Abstract

The tibial nerve transection model is a well-tolerated, validated, and reproducible model of denervation-induced skeletal muscle atrophy in rodents. Although originally developed and used extensively in the rat due to its larger size, the tibial nerve in mice is big enough that it can be easily manipulated with either crush or transection, leaving the peroneal and sural nerve branches of the sciatic nerve intact and thereby preserving their target muscles. Thus, this model offers the advantages of inducing less morbidity and impediment of ambulation than the sciatic nerve transection model and also allows investigators to study the physiologic, cellular and molecular biologic mechanisms regulating the process of muscle atrophy in genetically engineered mice.
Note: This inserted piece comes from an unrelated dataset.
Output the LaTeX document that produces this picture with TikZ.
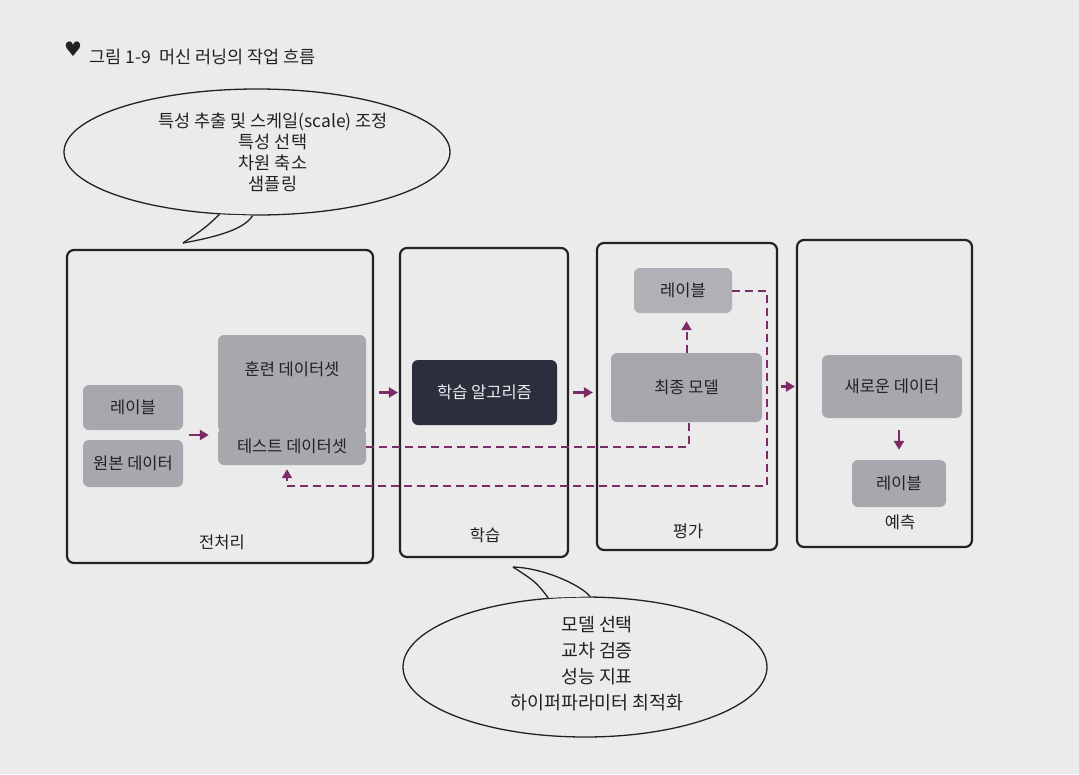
\documentclass[tikz,border=0pt]{standalone}
\usepackage{fontspec}
\setmainfont{Noto Sans CJK KR}
\newfontfamily\symfont{DejaVu Sans}
\usetikzlibrary{arrows.meta,shapes.geometric,calc}
\definecolor{bg}{HTML}{EBEBEB}
\definecolor{boxg}{HTML}{A9A7AE}
\definecolor{boxl}{HTML}{B2B0B6}
\definecolor{dark}{HTML}{2C2D3D}
\definecolor{purp}{HTML}{7A2B68}
\definecolor{ink}{HTML}{222222}
\begin{document}
\begin{tikzpicture}[x=1pt,y=-1pt,
  panel/.style={draw=ink, line width=2.2pt, rounded corners=7pt, inner sep=0pt},
  gbox/.style={fill=boxg, rounded corners=6pt, inner sep=0pt, text=ink, font=\fontsize{16.5}{20}\selectfont},
  dbox/.style={fill=dark, rounded corners=6pt, inner sep=0pt, text=bg, font=\fontsize{16.5}{20}\selectfont},
  lbl/.style={text=ink, font=\fontsize{16.5}{20}\selectfont},
  bubble/.style={ellipse, draw=ink, line width=1.3pt, fill=bg, inner sep=0pt},
  btext/.style={align=center, text=ink},
  arr/.style={draw=purp, line width=2.6pt, -{Triangle[length=9pt,width=10pt]}},
  dashline/.style={draw=purp, line width=2pt, dash pattern=on 8pt off 5pt},
  dasharr/.style={dashline, -{Triangle[length=9pt,width=10pt]}},
  tail/.style={draw=ink, line width=1.3pt}
]
\fill[bg] (0,0) rectangle (1079,774);
\useasboundingbox (0,0) rectangle (1079,774);

% title
\node[text=ink, font=\symfont\fontsize{20}{22}\selectfont] (heart) at (73,49) {♥};
\node[anchor=west, text=ink, font=\fontsize{17.5}{21}\selectfont] (title) at (86,57) {그림 1-9\hspace{0.45em}머신 러닝의 작업 흐름};

% top bubble
\node[bubble, minimum width=386pt, minimum height=126pt] (bub1) at (257,152) {};
\coordinate (tip1) at (183,243);
\fill[bg] (bub1.-121) .. controls (205,228) .. (tip1) .. controls (222,236) and (245,228) .. (bub1.-94) -- cycle;
\draw[tail] (bub1.-121) .. controls (205,228) .. (tip1);
\draw[tail] (tip1) .. controls (222,236) and (245,228) .. (bub1.-94);
\node[btext, font=\fontsize{17.5}{21}\selectfont] (bt1) at (273,152) {특성 추출 및 스케일(scale) 조정\\특성 선택\\차원 축소\\샘플링};

% panels
\node[panel, minimum width=306pt, minimum height=313pt] (p1) at (220,406.5) {};
\node[panel, minimum width=168pt, minimum height=309pt] (p2) at (484,402.5) {};
\node[panel, minimum width=180pt, minimum height=307pt] (p3) at (687,396.5) {};
\node[panel, minimum width=175pt, minimum height=307pt] (p4) at (884.5,393.5) {};
\node[lbl] (p1t) at (222,542) {전처리};
\node[lbl] (p2t) at (485,535) {학습};
\node[lbl] (p3t) at (688,531) {평가};
\node[lbl] (p4t) at (900,522) {예측};

% preprocessing
\node[gbox, minimum width=100pt, minimum height=45pt] (lab1) at (133,407.5) {레이블};
\node[gbox, minimum width=100pt, minimum height=47pt] (orig) at (133,463.5) {원본 데이터};
\node[gbox, minimum width=148pt, minimum height=97pt, label={[lbl, yshift=14pt]center:훈련 데이터셋}] (train) at (292,383.5) {};
\node[gbox, minimum width=148pt, minimum height=37pt] (test) at (292,446.5) {테스트 데이터셋};

% learning
\node[dbox, minimum width=145pt, minimum height=65pt] (algo) at (484.5,392.5) {학습 알고리즘};

% evaluation
\node[gbox, minimum width=151pt, minimum height=69pt] (model) at (686.5,387.5) {최종 모델};
\node[gbox, fill=boxl, minimum width=98pt, minimum height=45pt] (lab2) at (683,290.5) {레이블};

% prediction
\node[gbox, minimum width=140pt, minimum height=63pt] (new) at (892,386.5) {새로운 데이터};
\node[gbox, minimum width=94pt, minimum height=47pt] (lab3) at (899,483.5) {레이블};

% solid arrows
\coordinate (g) at ($(lab1.south east)!0.5!(orig.north east)$);
\draw[arr] ([xshift=6pt]g) -- ([xshift=-9pt]train.west |- g);
\draw[arr] ([xshift=5pt]p1.east |- algo.west) -- ([xshift=-1pt]p2.west |- algo.west);
\draw[arr] ([xshift=4pt]p2.east |- algo.east) -- ([xshift=-3pt]p3.west |- algo.east);
\draw[arr] ([xshift=3pt]p3.east |- new.west) -- ([xshift=-1pt]p4.west |- new.west);
\draw[arr] ([yshift=-12pt]lab3.north |- new.south) -- ([yshift=10pt]lab3.north);

% dashed connectors
\draw[dasharr] (model.north) -- ([yshift=-8pt]model.north |- lab2.south);
\draw[dashline] (test.east) -| ([xshift=2pt]model.south);
\coordinate (d1) at (767,486);
\draw[dasharr] (lab2.east) -| (d1) -| ([xshift=-5pt,yshift=-4pt]test.south);

% bottom bubble
\node[bubble, minimum width=364pt, minimum height=140pt] (bub2) at (585,667) {};
\coordinate (tip2) at (513,567);
\fill[bg] (bub2.118) .. controls (536,582) .. (tip2) .. controls (545,568) and (582,586) .. (bub2.86) -- cycle;
\draw[tail] (bub2.118) .. controls (536,582) .. (tip2);
\draw[tail] (tip2) .. controls (545,568) and (582,586) .. (bub2.86);
\node[btext, font=\fontsize{18.4}{26}\selectfont] (bt2) at (597,664) {모델 선택\\교차 검증\\성능 지표\\하이퍼파라미터 최적화};
\end{tikzpicture}
\end{document}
The tibial nerve supplies the gastrocnemius, soleus and plantaris muscles, so its transection permits the study of denervated skeletal muscle composed of fast twitch type II fibers and/or slow twitch type I fibers. Here we demonstrate the tibial nerve transection model in the C57Black6 mouse. We assess the atrophy of the gastrocnemius muscle, as a representative muscle, at 1, 2, and 4 weeks post-denervation by measuring muscle weights and fiber type specific cross-sectional area on paraffin-embedded histologic sections immunostained for fast twitch myosin.